Given information:
****

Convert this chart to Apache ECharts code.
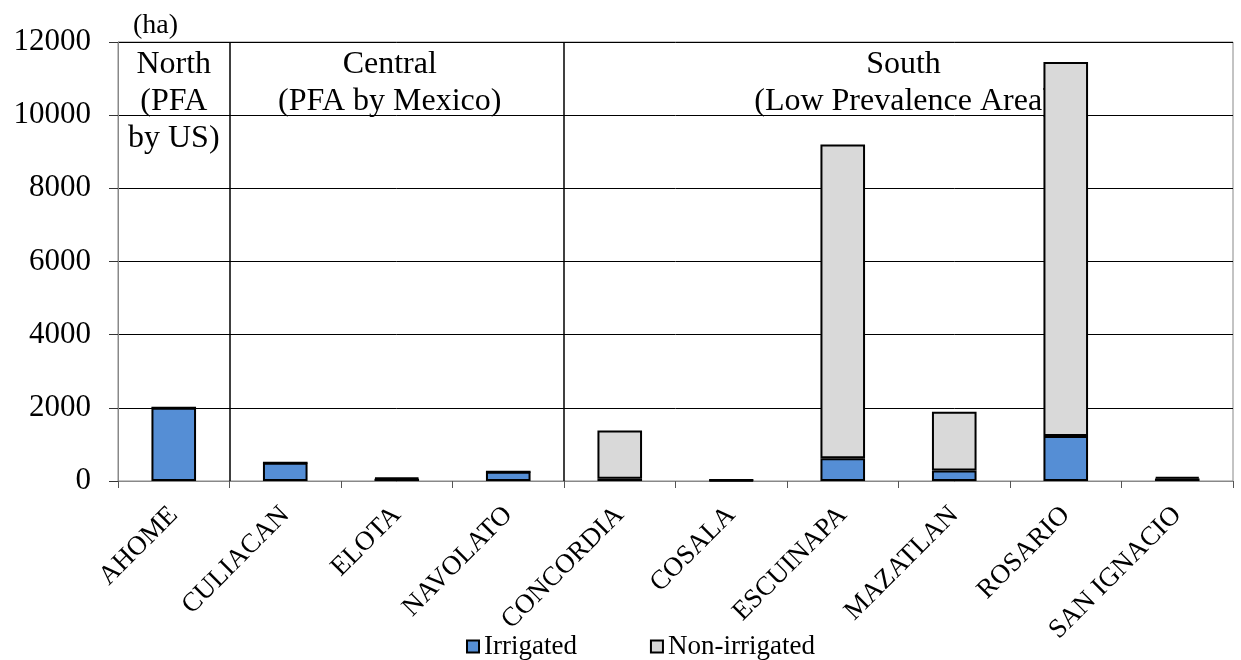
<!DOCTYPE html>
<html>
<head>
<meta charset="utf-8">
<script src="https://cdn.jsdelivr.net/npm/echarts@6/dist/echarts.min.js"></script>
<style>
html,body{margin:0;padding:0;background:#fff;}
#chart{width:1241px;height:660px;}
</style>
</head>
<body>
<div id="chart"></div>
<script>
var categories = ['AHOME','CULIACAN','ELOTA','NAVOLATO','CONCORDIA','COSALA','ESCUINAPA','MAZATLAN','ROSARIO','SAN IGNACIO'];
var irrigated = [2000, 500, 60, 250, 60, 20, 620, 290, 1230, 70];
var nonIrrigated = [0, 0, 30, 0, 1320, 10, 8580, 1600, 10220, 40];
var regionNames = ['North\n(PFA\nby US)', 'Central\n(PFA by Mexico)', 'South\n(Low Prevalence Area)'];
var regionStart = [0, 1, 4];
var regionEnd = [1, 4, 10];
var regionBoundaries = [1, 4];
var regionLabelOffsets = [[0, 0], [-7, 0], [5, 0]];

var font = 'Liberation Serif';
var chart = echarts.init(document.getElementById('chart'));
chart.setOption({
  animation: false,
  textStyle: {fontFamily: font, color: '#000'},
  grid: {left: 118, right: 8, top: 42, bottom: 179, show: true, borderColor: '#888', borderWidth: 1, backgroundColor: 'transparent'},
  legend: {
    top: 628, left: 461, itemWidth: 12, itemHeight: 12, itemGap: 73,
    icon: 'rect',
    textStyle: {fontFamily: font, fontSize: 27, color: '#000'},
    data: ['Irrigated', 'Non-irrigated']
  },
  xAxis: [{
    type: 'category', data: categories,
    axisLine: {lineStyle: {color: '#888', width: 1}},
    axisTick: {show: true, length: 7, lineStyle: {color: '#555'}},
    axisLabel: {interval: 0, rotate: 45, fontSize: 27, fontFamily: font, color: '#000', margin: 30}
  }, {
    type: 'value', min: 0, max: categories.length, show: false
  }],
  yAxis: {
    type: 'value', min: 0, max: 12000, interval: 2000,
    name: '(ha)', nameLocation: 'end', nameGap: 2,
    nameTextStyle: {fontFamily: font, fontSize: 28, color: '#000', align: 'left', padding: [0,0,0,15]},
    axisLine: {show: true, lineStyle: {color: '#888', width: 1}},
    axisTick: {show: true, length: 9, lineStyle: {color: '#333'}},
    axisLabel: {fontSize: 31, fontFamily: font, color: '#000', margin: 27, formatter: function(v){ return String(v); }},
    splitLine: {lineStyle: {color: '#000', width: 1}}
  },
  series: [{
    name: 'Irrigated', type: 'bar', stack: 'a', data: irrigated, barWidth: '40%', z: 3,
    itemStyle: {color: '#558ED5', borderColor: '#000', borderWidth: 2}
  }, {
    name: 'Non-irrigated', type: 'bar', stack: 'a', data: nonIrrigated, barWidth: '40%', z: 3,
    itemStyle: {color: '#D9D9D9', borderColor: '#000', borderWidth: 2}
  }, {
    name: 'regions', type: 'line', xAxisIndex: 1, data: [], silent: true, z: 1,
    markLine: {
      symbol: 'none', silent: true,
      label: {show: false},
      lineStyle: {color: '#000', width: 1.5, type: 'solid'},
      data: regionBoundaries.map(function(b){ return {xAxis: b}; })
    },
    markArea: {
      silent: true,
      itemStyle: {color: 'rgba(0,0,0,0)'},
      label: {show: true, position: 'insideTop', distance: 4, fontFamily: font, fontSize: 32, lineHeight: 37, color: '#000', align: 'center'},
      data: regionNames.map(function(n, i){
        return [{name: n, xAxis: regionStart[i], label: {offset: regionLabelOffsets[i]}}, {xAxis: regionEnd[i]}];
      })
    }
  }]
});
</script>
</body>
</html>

****

Problem requirements: Return the listing above word for word, with the pictures removed.

Worked answer:
Convert this chart to Apache ECharts code.
<!DOCTYPE html>
<html>
<head>
<meta charset="utf-8">
<script src="https://cdn.jsdelivr.net/npm/echarts@6/dist/echarts.min.js"></script>
<style>
html,body{margin:0;padding:0;background:#fff;}
#chart{width:1241px;height:660px;}
</style>
</head>
<body>
<div id="chart"></div>
<script>
var categories = ['AHOME','CULIACAN','ELOTA','NAVOLATO','CONCORDIA','COSALA','ESCUINAPA','MAZATLAN','ROSARIO','SAN IGNACIO'];
var irrigated = [2000, 500, 60, 250, 60, 20, 620, 290, 1230, 70];
var nonIrrigated = [0, 0, 30, 0, 1320, 10, 8580, 1600, 10220, 40];
var regionNames = ['North\n(PFA\nby US)', 'Central\n(PFA by Mexico)', 'South\n(Low Prevalence Area)'];
var regionStart = [0, 1, 4];
var regionEnd = [1, 4, 10];
var regionBoundaries = [1, 4];
var regionLabelOffsets = [[0, 0], [-7, 0], [5, 0]];

var font = 'Liberation Serif';
var chart = echarts.init(document.getElementById('chart'));
chart.setOption({
  animation: false,
  textStyle: {fontFamily: font, color: '#000'},
  grid: {left: 118, right: 8, top: 42, bottom: 179, show: true, borderColor: '#888', borderWidth: 1, backgroundColor: 'transparent'},
  legend: {
    top: 628, left: 461, itemWidth: 12, itemHeight: 12, itemGap: 73,
    icon: 'rect',
    textStyle: {fontFamily: font, fontSize: 27, color: '#000'},
    data: ['Irrigated', 'Non-irrigated']
  },
  xAxis: [{
    type: 'category', data: categories,
    axisLine: {lineStyle: {color: '#888', width: 1}},
    axisTick: {show: true, length: 7, lineStyle: {color: '#555'}},
    axisLabel: {interval: 0, rotate: 45, fontSize: 27, fontFamily: font, color: '#000', margin: 30}
  }, {
    type: 'value', min: 0, max: categories.length, show: false
  }],
  yAxis: {
    type: 'value', min: 0, max: 12000, interval: 2000,
    name: '(ha)', nameLocation: 'end', nameGap: 2,
    nameTextStyle: {fontFamily: font, fontSize: 28, color: '#000', align: 'left', padding: [0,0,0,15]},
    axisLine: {show: true, lineStyle: {color: '#888', width: 1}},
    axisTick: {show: true, length: 9, lineStyle: {color: '#333'}},
    axisLabel: {fontSize: 31, fontFamily: font, color: '#000', margin: 27, formatter: function(v){ return String(v); }},
    splitLine: {lineStyle: {color: '#000', width: 1}}
  },
  series: [{
    name: 'Irrigated', type: 'bar', stack: 'a', data: irrigated, barWidth: '40%', z: 3,
    itemStyle: {color: '#558ED5', borderColor: '#000', borderWidth: 2}
  }, {
    name: 'Non-irrigated', type: 'bar', stack: 'a', data: nonIrrigated, barWidth: '40%', z: 3,
    itemStyle: {color: '#D9D9D9', borderColor: '#000', borderWidth: 2}
  }, {
    name: 'regions', type: 'line', xAxisIndex: 1, data: [], silent: true, z: 1,
    markLine: {
      symbol: 'none', silent: true,
      label: {show: false},
      lineStyle: {color: '#000', width: 1.5, type: 'solid'},
      data: regionBoundaries.map(function(b){ return {xAxis: b}; })
    },
    markArea: {
      silent: true,
      itemStyle: {color: 'rgba(0,0,0,0)'},
      label: {show: true, position: 'insideTop', distance: 4, fontFamily: font, fontSize: 32, lineHeight: 37, color: '#000', align: 'center'},
      data: regionNames.map(function(n, i){
        return [{name: n, xAxis: regionStart[i], label: {offset: regionLabelOffsets[i]}}, {xAxis: regionEnd[i]}];
      })
    }
  }]
});
</script>
</body>
</html>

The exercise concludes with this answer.